What Others Say


John Tennant was Canadian Consul General in Detroit on September 11, 2001, when he acted quickly to address the unprecedented issues that arose on the Canada-US border at its major crossing points. Praise for his actions and service came in a Detroit Free Press editorial at the time of his departure from Detroit a year later.

Detroit Free Press – Wednesday, August 21, 2002

Border Diplomat

Give John Tennant much credit for resolving crisis

In the not-too-distance future, John Tennant expects to be crossing a U.S.-Canada border that will be secure, speedy and fully automated for most of the routine traffic that carries $1 billion of commerce a day between the two countries.  And Tennant will be able to take some satisfaction in the role he played to bring it about.
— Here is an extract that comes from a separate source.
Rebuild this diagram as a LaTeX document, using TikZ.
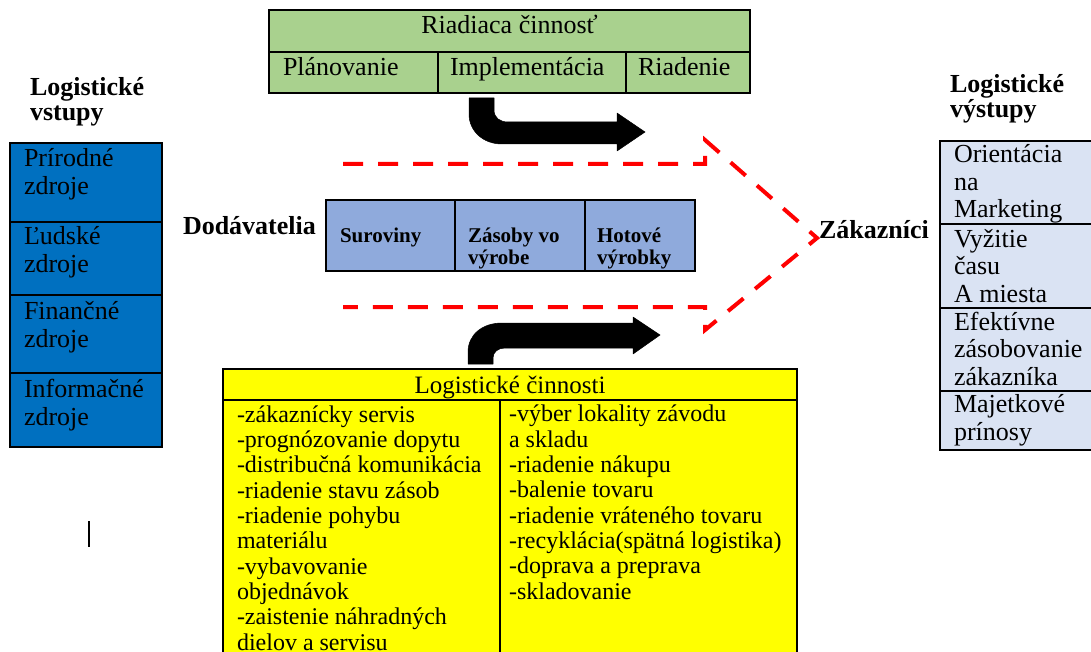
\documentclass[tikz,border=0pt]{standalone}
\usepackage{fontspec}
\setmainfont{Liberation Serif}
\definecolor{riadgreen}{HTML}{A9D18E}
\definecolor{vstupblue}{HTML}{0070C0}
\definecolor{tokblue}{HTML}{8FAADC}
\definecolor{vystupblue}{HTML}{DAE3F3}
\definecolor{cinyellow}{HTML}{FFFF00}
\definecolor{flowred}{HTML}{FF0000}
\newcommand\fsz[2]{\fontsize{#1}{#2}\selectfont}
\begin{document}
% multi-line text nodes are placed at the baseline of their last line
\begin{tikzpicture}[x=1pt,y=-1pt,
  cell/.style={draw=black,line width=1.3pt},
  txt/.style={anchor=base west,inner sep=0pt,outer sep=0pt,align=left},
  reg/.style={font=\fsz{26}{28}},
  bold/.style={font=\bfseries\fsz{26}{25}},
  small/.style={font=\bfseries\fsz{21}{21.7}},
  list/.style={font=\fsz{24}{25.3}},
  bigarrow/.style={fill=black,draw=black,line width=0.5pt,line join=round},
  flow/.style={draw=flowred,line width=4pt,dash pattern=on 20pt off 15pt}]
\useasboundingbox (0,0) rectangle (1091,652);

% management block
\filldraw[cell,fill=riadgreen] (269,10) rectangle (750,93);
\draw[cell] (269,52) -- (750,52);
\draw[cell] (438,52) -- (438,93);
\draw[cell] (626,52) -- (626,93);
\node[txt,reg,anchor=base] (riad) at (509.5,34) {Riadiaca činnosť};
\node[txt,reg] (plan) at (283,76) {Plánovanie};
\node[txt,reg] (impl) at (450,76) {Implementácia};
\node[txt,reg] (riaden) at (638,76) {Riadenie};

% bent arrows
\path[bigarrow] (469,98) -- (469,114) .. controls (469,131) and (483,144) .. (502,144)
  -- (617,144) -- (617,151) -- (645,132) -- (617,113) -- (617,122) -- (508,122)
  .. controls (500,122) and (494,118) .. (494,110) -- (494,98) -- cycle;
\path[bigarrow] (468,364) -- (468,352) .. controls (468,335) and (482,323) .. (502,323)
  -- (633,323) -- (633,317) -- (660,335) -- (633,354) -- (633,348) -- (505,348)
  .. controls (498,348) and (493,352) .. (493,358) -- (493,364) -- cycle;

% dashed flow outline
\draw[flow] (343,164) -- (705,164) -- (705,140) -- (817,238) -- (705,330) -- (705,307) -- (343,307);

% inputs
\node[txt,bold] (vstupy) at (30,121) {Logistické\\vstupy};
\filldraw[cell,fill=vstupblue] (10,143) rectangle (162,447);
\draw[cell] (10,222) -- (162,222);
\draw[cell] (10,295) -- (162,295);
\draw[cell] (10,373) -- (162,373);
\node[txt,reg] (prir) at (24,195) {Prírodné\\zdroje};
\node[txt,reg] (ludsk) at (24,272) {Ľudské\\zdroje};
\node[txt,reg] (finan) at (24,347) {Finančné\\zdroje};
\node[txt,reg] (infor) at (24,425) {Informačné\\zdroje};
\draw[line width=1.8pt] (89,521) -- (89,547);

% material flow
\node[txt,bold] (dodav) at (183,235) {Dodávatelia};
\filldraw[cell,fill=tokblue] (326,200) rectangle (695,271);
\draw[cell] (455,200) -- (455,271);
\draw[cell] (585,200) -- (585,271);
\node[txt,small] (surov) at (340,242) {Suroviny};
\node[txt,small] (zasob) at (468,264) {Zásoby vo\\výrobe};
\node[txt,small] (hotov) at (597,264) {Hotové\\výrobky};
\node[txt,bold] (zakaz) at (819,238) {Zákazníci};

% outputs
\node[txt,bold] (vystupy) at (950,118) {Logistické\\výstupy};
\filldraw[cell,fill=vystupblue] (940,141) rectangle (1100,450);
\draw[cell] (940,224) -- (1100,224);
\draw[cell] (940,308) -- (1100,308);
\draw[cell] (940,391) -- (1100,391);
\node[txt,font=\fsz{26}{27.5}] (orien) at (954,218) {Orientácia\\na\\Marketing};
\node[txt,font=\fsz{26}{27.5}] (vyzit) at (954,302) {Vyžitie\\času\\A miesta};
\node[txt,font=\fsz{26}{27.5}] (efekt) at (954,385) {Efektívne\\zásobovanie\\zákazníka};
\node[txt,font=\fsz{26}{27.5}] (majet) at (954,440) {Majetkové\\prínosy};

% logistic activities
\filldraw[cell,fill=cinyellow] (223,369) rectangle (797,665);
\draw[cell] (223,400) -- (797,400);
\draw[cell] (500,400) -- (500,665);
\node[txt,font=\fsz{25}{26},anchor=base] (cinn) at (510,393) {Logistické činnosti};
\node[txt,list] (cinl) at (237,650) {-zákaznícky servis\\-prognózovanie dopytu\\-distribučná komunikácia\\-riadenie stavu zásob\\-riadenie pohybu\\materiálu\\-vybavovanie\\objednávok\\-zaistenie náhradných\\dielov a servisu};
\node[txt,list] (cinr) at (509,599) {-výber lokality závodu\\a skladu\\-riadenie nákupu\\-balenie tovaru\\-riadenie vráteného tovaru\\-recyklácia(spätná logistika)\\-doprava a preprava\\-skladovanie};
\end{tikzpicture}
\end{document}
Being a diplomat, Tennant credits many others for their roles in resolving the border crisis that followed the Sept. 11 attacks, and drafting an agreement to modernize U.S.-Canada traffic controls within a few years.  But as Canada’s consul general in Detroit, Tennant was at the table, helping to frame the issues and shape the dialogue.

“The task was to get people talking and information flowing so they could understand the extent of the problems that needed to be addressed,” Tennant said, “and then to get all the elements working together to bring resources to the border, which is an increasingly complex place.”

The work was done under the dual pressures of national security and the global economy, when industrial production was threatened by parts shortages as border traffic stalled after Sept. 11.  Most of the issues were resolved in a 30-point “smart border” plan issued jointly by Canada and the United States.

Tennant, 60, describes that recent period as the most demanding and rewarding of his long career in foreign service for Canada, a career that will end early next month when he takes a job in economic development for the Kitchener-Waterloo-Cambridge area of Ontario.

Tennant said his assignment in Detroit, while hardly the most exotic of his many postings, gave him a great appreciation for the “overwhelming importance of Canada’s relationship with the United States.”

Tennant leaves with that relationship in good shape, and the knowledge that he contributed to keeping it so – diplomatically, of course.


Tributes As John Left Canada’s Technology Triangle Inc (2008)

“What an extraordinary legacy of leadership you leave.”

  • Professor David Johnston, President of the University of Waterloo (subsequently Governor General of Canada 2010-2017)

“You have left your mark on our community.  Thank you for your outstanding leadership.”

  • Elizabeth Witmer, former MPP, Kitchener-Waterloo and former Deputy Premier of Ontario

“Your vision and hard work have moved CTT to a higher plain.  Through your guidance, we have found a place on the international stage while retaining the values that define us as a community.”

  • Karen Redman, former M.P. and Government Whip (and subsequently Chair, Regional Municipality of Waterloo)


John Tennant is listed again in the Canadian Who’s Who 2024 Edition, published by Grey House Publishing Canada.